▼▼▼

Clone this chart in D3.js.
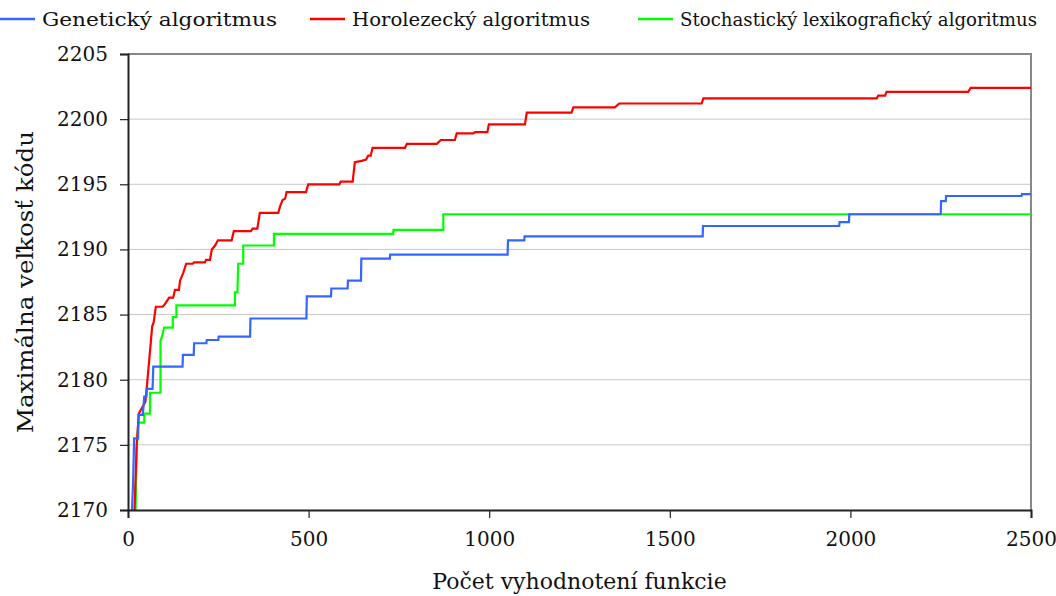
<!DOCTYPE html>
<html>
<head>
<meta charset="utf-8">
<script src="https://cdn.jsdelivr.net/npm/d3@7"></script>
<style>
  body { margin: 0; background: #fff; }
  svg, svg text { font-family: "DejaVu Serif", "Liberation Serif", "Noto Serif", serif !important; }
</style>
</head>
<body>
<svg id="chart"></svg>
<script>
// series names (legend order)
const seriesNames = ["Genetický algoritmus", "Horolezecký algoritmus", "Stochastický lexikografický algoritmus"];
const seriesColors = ["#3366ff", "#ff0000", "#00ff00"];

// [evaluations, max code size]
const genetic = [[11,2170],[14,2172],[17,2175.5],[28,2175.5],[29,2177.3],[41,2177.3],[45,2178.7],[51,2178.7],
  [52,2179.3],[68,2179.3],[70,2181.0],[151,2181.0],[152,2181.9],[182,2181.9],[183,2182.8],[217,2182.8],
  [218,2183.05],[250,2183.05],[251,2183.3],[338,2183.3],[339,2184.7],[494,2184.7],[495,2186.4],[562,2186.4],
  [563,2187.0],[608,2187.0],[609,2187.6],[645,2187.6],[646,2189.3],[725,2189.3],[726,2189.6],[1051,2189.6],
  [1052,2190.7],[1097,2190.7],[1098,2191.0],[1591,2191.0],[1592,2191.8],[1969,2191.8],[1970,2192.1],[1996,2192.1],
  [1997,2192.7],[2250,2192.7],[2251,2193.7],[2264,2193.7],[2265,2194.1],[2474,2194.1],[2475,2194.25],[2500,2194.25]];

const hillClimb = [[18,2170],[24,2175],[30,2177.4],[48,2178.3],[52,2179.4],[67,2184.1],[71,2184.4],[77,2185.6],
  [96,2185.6],[102,2185.8],[114,2186.3],[125,2186.3],[130,2186.9],[141,2186.9],[144,2187.6],[153,2188.2],
  [161,2188.9],[179,2188.9],[183,2189.0],[213,2189.0],[216,2189.2],[227,2189.2],[232,2190.0],[241,2190.3],
  [249,2190.7],[287,2190.7],[293,2191.4],[340,2191.4],[345,2191.6],[358,2191.6],[365,2192.8],[416,2192.8],
  [421,2193.3],[428,2193.8],[435,2193.9],[439,2194.4],[493,2194.4],[499,2195.0],[585,2195.0],[589,2195.2],
  [622,2195.2],[628,2196.7],[647,2196.8],[659,2196.9],[665,2197.2],[672,2197.2],[677,2197.8],[767,2197.8],
  [772,2198.1],[855,2198.1],[866,2198.4],[905,2198.4],[910,2198.9],[956,2198.9],[961,2199.0],[995,2199.0],
  [999,2199.6],[1099,2199.6],[1104,2200.5],[1228,2200.5],[1233,2200.9],[1348,2200.9],[1360,2201.2],[1588,2201.2],
  [1593,2201.6],[2073,2201.6],[2077,2201.8],[2096,2201.8],[2100,2202.1],[2326,2202.1],[2333,2202.4],[2500,2202.4]];

const stochastic = [[21,2170],[24,2174.6],[28.5,2176.7],[45,2176.7],[45,2177.4],[61,2177.4],[61,2179.0],[90,2179.0],
  [90,2183.0],[95,2183.4],[100,2184.0],[124,2184.0],[124,2184.8],[134,2184.8],[134,2185.7],[296,2185.7],
  [296,2186.7],[303,2186.7],[305,2188.9],[319,2188.9],[319,2190.3],[404,2190.3],[404,2191.2],[734,2191.2],
  [735,2191.5],[873,2191.5],[873,2192.7],[2500,2192.7]];

const xTicks = [0, 500, 1000, 1500, 2000, 2500];
const yTicks = [2170, 2175, 2180, 2185, 2190, 2195, 2200, 2205];

const svgWidth = 1056;
const svgHeight = 596;
const margin = { top: 54, right: 25, bottom: 86, left: 128 };
const width = svgWidth - margin.left - margin.right;
const height = svgHeight - margin.top - margin.bottom;
const serif = "DejaVu Serif, Liberation Serif, serif";

const svg = d3.select("#chart")
  .attr("width", svgWidth)
  .attr("height", svgHeight)
  .attr("font-family", serif);

const xScale = d3.scaleLinear().domain([0, 2500]).range([margin.left, margin.left + width]);
const yScale = d3.scaleLinear().domain([2170, 2205]).range([margin.top + height, margin.top]);

// gridlines
svg.append("g")
  .selectAll("line")
  .data(yTicks.slice(1, -1))
  .enter().append("line")
  .attr("x1", xScale(0)).attr("x2", xScale(2500))
  .attr("y1", d => yScale(d)).attr("y2", d => yScale(d))
  .attr("stroke", "#c8c8c8").attr("stroke-width", 1);

// frame (top and right, gray)
svg.append("path")
  .attr("d", `M${xScale(0)},${yScale(2205)}H${xScale(2500)}V${yScale(2170)}`)
  .attr("fill", "none").attr("stroke", "#888").attr("stroke-width", 2);

// clip for lines
svg.append("clipPath").attr("id", "clip")
  .append("rect")
  .attr("x", xScale(0)).attr("y", yScale(2205))
  .attr("width", width).attr("height", height);

const line = d3.line()
  .x(d => xScale(d[0]))
  .y(d => yScale(d[1]));

const allSeries = [genetic, hillClimb, stochastic];
// green drawn first, blue on top
[2, 1, 0].forEach(i => {
  svg.append("path")
    .datum(allSeries[i])
    .attr("clip-path", "url(#clip)")
    .attr("fill", "none")
    .attr("stroke", seriesColors[i])
    .attr("stroke-width", 2.2)
    .attr("d", line);
});

// axes
const xAxis = svg.append("g")
  .attr("transform", `translate(0,${yScale(2170)})`)
  .call(d3.axisBottom(xScale).tickValues(xTicks).tickSize(8).tickPadding(14).tickFormat(d3.format("d")));
const yAxis = svg.append("g")
  .attr("transform", `translate(${xScale(0)},0)`)
  .call(d3.axisLeft(yScale).tickValues(yTicks).tickSize(8).tickPadding(12).tickFormat(d3.format("d")));

[xAxis, yAxis].forEach(ax => {
  ax.attr("font-family", serif);
  ax.select(".domain").attr("stroke", "#222").attr("stroke-width", 2);
  ax.selectAll(".tick line").attr("stroke", "#222").attr("stroke-width", 1.2);
  ax.selectAll(".tick text").attr("font-size", 20).attr("fill", "#111");
});

// axis titles
svg.append("text")
  .attr("x", (xScale(0) + xScale(2500)) / 2)
  .attr("y", 589)
  .attr("text-anchor", "middle")
  .attr("font-size", 22)
  .attr("fill", "#111")
  .text("Počet vyhodnotení funkcie");

svg.append("text")
  .attr("transform", `translate(33,${(yScale(2170) + yScale(2205)) / 2}) rotate(-90)`)
  .attr("text-anchor", "middle")
  .attr("font-size", 22)
  .attr("fill", "#111")
  .attr("textLength", 302)
  .attr("lengthAdjust", "spacingAndGlyphs")
  .text("Maximálna veľkosť kódu");

// legend
const legendX = [0, 310, 638];
const legendW = [235, 238, 357];
const legend = svg.append("g");
seriesNames.forEach((name, i) => {
  legend.append("line")
    .attr("x1", legendX[i]).attr("x2", legendX[i] + 35)
    .attr("y1", 19).attr("y2", 19)
    .attr("stroke", seriesColors[i]).attr("stroke-width", 2.5);
  legend.append("text")
    .attr("x", legendX[i] + 42)
    .attr("y", 26)
    .attr("font-size", 19)
    .attr("fill", "#111")
    .attr("textLength", legendW[i])
    .attr("lengthAdjust", "spacingAndGlyphs")
    .text(name);
});
</script>
</body>
</html>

▲▲▲

▶ **Exercise**
Go through the material above and print all of it exactly, except the pictures.

▶ **Answer to the exercise**
Clone this chart in D3.js.
<!DOCTYPE html>
<html>
<head>
<meta charset="utf-8">
<script src="https://cdn.jsdelivr.net/npm/d3@7"></script>
<style>
  body { margin: 0; background: #fff; }
  svg, svg text { font-family: "DejaVu Serif", "Liberation Serif", "Noto Serif", serif !important; }
</style>
</head>
<body>
<svg id="chart"></svg>
<script>
// series names (legend order)
const seriesNames = ["Genetický algoritmus", "Horolezecký algoritmus", "Stochastický lexikografický algoritmus"];
const seriesColors = ["#3366ff", "#ff0000", "#00ff00"];

// [evaluations, max code size]
const genetic = [[11,2170],[14,2172],[17,2175.5],[28,2175.5],[29,2177.3],[41,2177.3],[45,2178.7],[51,2178.7],
  [52,2179.3],[68,2179.3],[70,2181.0],[151,2181.0],[152,2181.9],[182,2181.9],[183,2182.8],[217,2182.8],
  [218,2183.05],[250,2183.05],[251,2183.3],[338,2183.3],[339,2184.7],[494,2184.7],[495,2186.4],[562,2186.4],
  [563,2187.0],[608,2187.0],[609,2187.6],[645,2187.6],[646,2189.3],[725,2189.3],[726,2189.6],[1051,2189.6],
  [1052,2190.7],[1097,2190.7],[1098,2191.0],[1591,2191.0],[1592,2191.8],[1969,2191.8],[1970,2192.1],[1996,2192.1],
  [1997,2192.7],[2250,2192.7],[2251,2193.7],[2264,2193.7],[2265,2194.1],[2474,2194.1],[2475,2194.25],[2500,2194.25]];

const hillClimb = [[18,2170],[24,2175],[30,2177.4],[48,2178.3],[52,2179.4],[67,2184.1],[71,2184.4],[77,2185.6],
  [96,2185.6],[102,2185.8],[114,2186.3],[125,2186.3],[130,2186.9],[141,2186.9],[144,2187.6],[153,2188.2],
  [161,2188.9],[179,2188.9],[183,2189.0],[213,2189.0],[216,2189.2],[227,2189.2],[232,2190.0],[241,2190.3],
  [249,2190.7],[287,2190.7],[293,2191.4],[340,2191.4],[345,2191.6],[358,2191.6],[365,2192.8],[416,2192.8],
  [421,2193.3],[428,2193.8],[435,2193.9],[439,2194.4],[493,2194.4],[499,2195.0],[585,2195.0],[589,2195.2],
  [622,2195.2],[628,2196.7],[647,2196.8],[659,2196.9],[665,2197.2],[672,2197.2],[677,2197.8],[767,2197.8],
  [772,2198.1],[855,2198.1],[866,2198.4],[905,2198.4],[910,2198.9],[956,2198.9],[961,2199.0],[995,2199.0],
  [999,2199.6],[1099,2199.6],[1104,2200.5],[1228,2200.5],[1233,2200.9],[1348,2200.9],[1360,2201.2],[1588,2201.2],
  [1593,2201.6],[2073,2201.6],[2077,2201.8],[2096,2201.8],[2100,2202.1],[2326,2202.1],[2333,2202.4],[2500,2202.4]];

const stochastic = [[21,2170],[24,2174.6],[28.5,2176.7],[45,2176.7],[45,2177.4],[61,2177.4],[61,2179.0],[90,2179.0],
  [90,2183.0],[95,2183.4],[100,2184.0],[124,2184.0],[124,2184.8],[134,2184.8],[134,2185.7],[296,2185.7],
  [296,2186.7],[303,2186.7],[305,2188.9],[319,2188.9],[319,2190.3],[404,2190.3],[404,2191.2],[734,2191.2],
  [735,2191.5],[873,2191.5],[873,2192.7],[2500,2192.7]];

const xTicks = [0, 500, 1000, 1500, 2000, 2500];
const yTicks = [2170, 2175, 2180, 2185, 2190, 2195, 2200, 2205];

const svgWidth = 1056;
const svgHeight = 596;
const margin = { top: 54, right: 25, bottom: 86, left: 128 };
const width = svgWidth - margin.left - margin.right;
const height = svgHeight - margin.top - margin.bottom;
const serif = "DejaVu Serif, Liberation Serif, serif";

const svg = d3.select("#chart")
  .attr("width", svgWidth)
  .attr("height", svgHeight)
  .attr("font-family", serif);

const xScale = d3.scaleLinear().domain([0, 2500]).range([margin.left, margin.left + width]);
const yScale = d3.scaleLinear().domain([2170, 2205]).range([margin.top + height, margin.top]);

// gridlines
svg.append("g")
  .selectAll("line")
  .data(yTicks.slice(1, -1))
  .enter().append("line")
  .attr("x1", xScale(0)).attr("x2", xScale(2500))
  .attr("y1", d => yScale(d)).attr("y2", d => yScale(d))
  .attr("stroke", "#c8c8c8").attr("stroke-width", 1);

// frame (top and right, gray)
svg.append("path")
  .attr("d", `M${xScale(0)},${yScale(2205)}H${xScale(2500)}V${yScale(2170)}`)
  .attr("fill", "none").attr("stroke", "#888").attr("stroke-width", 2);

// clip for lines
svg.append("clipPath").attr("id", "clip")
  .append("rect")
  .attr("x", xScale(0)).attr("y", yScale(2205))
  .attr("width", width).attr("height", height);

const line = d3.line()
  .x(d => xScale(d[0]))
  .y(d => yScale(d[1]));

const allSeries = [genetic, hillClimb, stochastic];
// green drawn first, blue on top
[2, 1, 0].forEach(i => {
  svg.append("path")
    .datum(allSeries[i])
    .attr("clip-path", "url(#clip)")
    .attr("fill", "none")
    .attr("stroke", seriesColors[i])
    .attr("stroke-width", 2.2)
    .attr("d", line);
});

// axes
const xAxis = svg.append("g")
  .attr("transform", `translate(0,${yScale(2170)})`)
  .call(d3.axisBottom(xScale).tickValues(xTicks).tickSize(8).tickPadding(14).tickFormat(d3.format("d")));
const yAxis = svg.append("g")
  .attr("transform", `translate(${xScale(0)},0)`)
  .call(d3.axisLeft(yScale).tickValues(yTicks).tickSize(8).tickPadding(12).tickFormat(d3.format("d")));

[xAxis, yAxis].forEach(ax => {
  ax.attr("font-family", serif);
  ax.select(".domain").attr("stroke", "#222").attr("stroke-width", 2);
  ax.selectAll(".tick line").attr("stroke", "#222").attr("stroke-width", 1.2);
  ax.selectAll(".tick text").attr("font-size", 20).attr("fill", "#111");
});

// axis titles
svg.append("text")
  .attr("x", (xScale(0) + xScale(2500)) / 2)
  .attr("y", 589)
  .attr("text-anchor", "middle")
  .attr("font-size", 22)
  .attr("fill", "#111")
  .text("Počet vyhodnotení funkcie");

svg.append("text")
  .attr("transform", `translate(33,${(yScale(2170) + yScale(2205)) / 2}) rotate(-90)`)
  .attr("text-anchor", "middle")
  .attr("font-size", 22)
  .attr("fill", "#111")
  .attr("textLength", 302)
  .attr("lengthAdjust", "spacingAndGlyphs")
  .text("Maximálna veľkosť kódu");

// legend
const legendX = [0, 310, 638];
const legendW = [235, 238, 357];
const legend = svg.append("g");
seriesNames.forEach((name, i) => {
  legend.append("line")
    .attr("x1", legendX[i]).attr("x2", legendX[i] + 35)
    .attr("y1", 19).attr("y2", 19)
    .attr("stroke", seriesColors[i]).attr("stroke-width", 2.5);
  legend.append("text")
    .attr("x", legendX[i] + 42)
    .attr("y", 26)
    .attr("font-size", 19)
    .attr("fill", "#111")
    .attr("textLength", legendW[i])
    .attr("lengthAdjust", "spacingAndGlyphs")
    .text(name);
});
</script>
</body>
</html>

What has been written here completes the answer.